Directive: Gather the lines from the material that contain "this".

[Charts and diagrams as code]

+---+

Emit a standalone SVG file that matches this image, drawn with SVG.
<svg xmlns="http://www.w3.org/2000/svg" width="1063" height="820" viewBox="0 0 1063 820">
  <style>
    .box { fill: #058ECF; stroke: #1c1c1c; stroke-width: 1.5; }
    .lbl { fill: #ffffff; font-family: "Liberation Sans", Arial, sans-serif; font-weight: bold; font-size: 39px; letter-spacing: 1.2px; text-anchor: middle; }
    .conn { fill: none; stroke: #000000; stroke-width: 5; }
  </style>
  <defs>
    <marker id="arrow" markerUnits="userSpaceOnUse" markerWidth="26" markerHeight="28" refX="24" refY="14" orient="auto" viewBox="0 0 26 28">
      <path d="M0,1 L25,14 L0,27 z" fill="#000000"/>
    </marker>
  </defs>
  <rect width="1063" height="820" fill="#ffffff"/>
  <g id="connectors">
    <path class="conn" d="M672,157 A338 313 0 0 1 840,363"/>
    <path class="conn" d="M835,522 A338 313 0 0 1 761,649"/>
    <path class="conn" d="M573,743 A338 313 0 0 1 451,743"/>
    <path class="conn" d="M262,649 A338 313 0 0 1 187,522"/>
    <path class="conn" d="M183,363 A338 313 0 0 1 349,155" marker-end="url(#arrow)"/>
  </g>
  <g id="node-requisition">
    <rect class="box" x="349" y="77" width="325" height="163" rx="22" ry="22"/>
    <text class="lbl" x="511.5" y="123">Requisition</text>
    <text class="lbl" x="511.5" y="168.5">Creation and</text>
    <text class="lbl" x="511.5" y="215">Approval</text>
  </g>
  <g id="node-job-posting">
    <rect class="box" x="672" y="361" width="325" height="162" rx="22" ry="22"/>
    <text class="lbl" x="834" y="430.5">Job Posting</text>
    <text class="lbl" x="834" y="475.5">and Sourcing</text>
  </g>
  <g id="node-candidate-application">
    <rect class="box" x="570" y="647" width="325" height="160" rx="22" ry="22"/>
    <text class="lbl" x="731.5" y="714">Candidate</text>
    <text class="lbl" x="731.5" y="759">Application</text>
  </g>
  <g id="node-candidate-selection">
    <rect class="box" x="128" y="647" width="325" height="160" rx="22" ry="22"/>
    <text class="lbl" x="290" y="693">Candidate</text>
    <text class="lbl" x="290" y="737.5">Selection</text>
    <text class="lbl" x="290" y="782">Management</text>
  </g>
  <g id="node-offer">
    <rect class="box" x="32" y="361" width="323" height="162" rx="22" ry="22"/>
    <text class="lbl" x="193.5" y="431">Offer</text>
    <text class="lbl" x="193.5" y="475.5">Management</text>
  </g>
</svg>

+---+

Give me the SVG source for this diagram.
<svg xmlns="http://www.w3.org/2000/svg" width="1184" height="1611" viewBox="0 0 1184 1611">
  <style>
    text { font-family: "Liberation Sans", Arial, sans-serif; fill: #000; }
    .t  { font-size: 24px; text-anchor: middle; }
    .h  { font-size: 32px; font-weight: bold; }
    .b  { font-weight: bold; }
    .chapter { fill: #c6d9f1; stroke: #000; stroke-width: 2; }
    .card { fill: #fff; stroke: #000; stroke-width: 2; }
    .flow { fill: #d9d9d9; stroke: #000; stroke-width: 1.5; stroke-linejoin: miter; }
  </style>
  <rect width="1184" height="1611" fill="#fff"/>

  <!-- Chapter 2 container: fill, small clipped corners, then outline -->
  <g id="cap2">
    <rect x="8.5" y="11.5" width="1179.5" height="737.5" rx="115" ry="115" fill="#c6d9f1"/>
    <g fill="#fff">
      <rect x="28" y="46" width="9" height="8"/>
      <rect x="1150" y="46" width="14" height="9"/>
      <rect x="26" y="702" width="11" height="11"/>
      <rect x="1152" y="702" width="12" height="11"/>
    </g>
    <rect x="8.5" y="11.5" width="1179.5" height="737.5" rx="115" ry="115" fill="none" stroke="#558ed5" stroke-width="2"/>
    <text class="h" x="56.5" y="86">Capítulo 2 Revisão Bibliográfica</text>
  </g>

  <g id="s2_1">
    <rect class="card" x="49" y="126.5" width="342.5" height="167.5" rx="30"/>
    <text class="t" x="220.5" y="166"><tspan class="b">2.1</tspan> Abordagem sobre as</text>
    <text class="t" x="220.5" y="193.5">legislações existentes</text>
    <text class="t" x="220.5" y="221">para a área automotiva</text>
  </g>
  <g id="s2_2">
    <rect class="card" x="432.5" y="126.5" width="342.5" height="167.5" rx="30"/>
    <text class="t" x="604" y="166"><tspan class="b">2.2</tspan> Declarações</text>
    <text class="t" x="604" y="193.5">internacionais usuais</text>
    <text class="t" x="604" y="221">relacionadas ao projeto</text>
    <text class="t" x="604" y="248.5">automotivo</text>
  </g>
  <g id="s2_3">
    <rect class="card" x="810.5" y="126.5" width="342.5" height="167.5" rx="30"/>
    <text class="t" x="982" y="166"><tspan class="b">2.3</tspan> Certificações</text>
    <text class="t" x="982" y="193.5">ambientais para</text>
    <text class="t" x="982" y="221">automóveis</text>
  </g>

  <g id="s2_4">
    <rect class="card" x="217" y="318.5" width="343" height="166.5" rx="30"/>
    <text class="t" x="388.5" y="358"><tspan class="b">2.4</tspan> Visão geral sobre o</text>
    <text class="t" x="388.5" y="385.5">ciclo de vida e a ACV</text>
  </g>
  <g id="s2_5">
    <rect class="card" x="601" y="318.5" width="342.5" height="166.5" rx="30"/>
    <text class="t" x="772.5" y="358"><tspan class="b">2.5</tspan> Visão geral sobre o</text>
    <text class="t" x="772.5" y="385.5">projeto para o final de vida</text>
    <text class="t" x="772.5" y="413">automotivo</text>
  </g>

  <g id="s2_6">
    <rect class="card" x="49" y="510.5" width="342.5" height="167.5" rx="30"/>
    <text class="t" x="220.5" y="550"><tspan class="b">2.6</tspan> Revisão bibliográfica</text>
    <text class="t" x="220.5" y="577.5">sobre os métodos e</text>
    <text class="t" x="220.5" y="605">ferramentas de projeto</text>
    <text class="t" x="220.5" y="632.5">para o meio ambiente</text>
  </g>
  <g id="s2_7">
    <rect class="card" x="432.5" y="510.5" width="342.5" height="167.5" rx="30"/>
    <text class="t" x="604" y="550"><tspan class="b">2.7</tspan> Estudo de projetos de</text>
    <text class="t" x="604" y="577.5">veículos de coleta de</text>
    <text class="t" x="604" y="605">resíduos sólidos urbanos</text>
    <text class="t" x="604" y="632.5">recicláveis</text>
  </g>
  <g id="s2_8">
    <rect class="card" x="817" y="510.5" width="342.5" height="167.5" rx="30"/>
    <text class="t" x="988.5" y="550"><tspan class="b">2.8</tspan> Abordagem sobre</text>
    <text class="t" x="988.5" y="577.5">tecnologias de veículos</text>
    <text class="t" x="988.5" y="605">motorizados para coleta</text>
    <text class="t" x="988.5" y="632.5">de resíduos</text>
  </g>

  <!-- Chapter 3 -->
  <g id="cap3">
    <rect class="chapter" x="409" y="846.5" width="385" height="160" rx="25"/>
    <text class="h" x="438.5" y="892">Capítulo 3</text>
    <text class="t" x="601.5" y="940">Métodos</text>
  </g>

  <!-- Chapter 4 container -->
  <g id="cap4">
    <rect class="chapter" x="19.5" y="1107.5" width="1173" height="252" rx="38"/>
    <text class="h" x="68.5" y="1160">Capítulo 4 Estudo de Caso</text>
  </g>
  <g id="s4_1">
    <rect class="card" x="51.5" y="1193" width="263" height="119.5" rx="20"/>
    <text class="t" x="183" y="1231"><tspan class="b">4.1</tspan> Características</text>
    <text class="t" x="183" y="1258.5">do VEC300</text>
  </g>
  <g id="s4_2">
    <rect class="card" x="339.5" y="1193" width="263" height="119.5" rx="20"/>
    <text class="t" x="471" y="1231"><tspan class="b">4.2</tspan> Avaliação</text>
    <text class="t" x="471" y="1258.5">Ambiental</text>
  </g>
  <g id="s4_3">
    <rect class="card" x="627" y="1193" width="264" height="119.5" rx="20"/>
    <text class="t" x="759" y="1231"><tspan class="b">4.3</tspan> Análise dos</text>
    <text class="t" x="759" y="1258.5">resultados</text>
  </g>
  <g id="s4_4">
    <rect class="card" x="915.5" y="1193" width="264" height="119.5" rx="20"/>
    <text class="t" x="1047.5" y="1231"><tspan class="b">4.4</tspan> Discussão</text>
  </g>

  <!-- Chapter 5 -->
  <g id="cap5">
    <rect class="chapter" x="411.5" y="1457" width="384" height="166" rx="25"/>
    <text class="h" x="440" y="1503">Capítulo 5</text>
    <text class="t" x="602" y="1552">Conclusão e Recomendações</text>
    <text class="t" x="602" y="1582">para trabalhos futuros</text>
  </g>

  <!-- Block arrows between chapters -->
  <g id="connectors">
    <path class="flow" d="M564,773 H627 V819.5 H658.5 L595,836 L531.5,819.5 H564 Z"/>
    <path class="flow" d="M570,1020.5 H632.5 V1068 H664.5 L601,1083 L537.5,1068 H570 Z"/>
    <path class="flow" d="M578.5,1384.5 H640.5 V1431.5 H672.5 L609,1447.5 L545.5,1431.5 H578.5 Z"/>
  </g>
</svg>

+---+

Solution to the exercise:
Emit a standalone SVG file that matches this image, drawn with SVG.
Give me the SVG source for this diagram.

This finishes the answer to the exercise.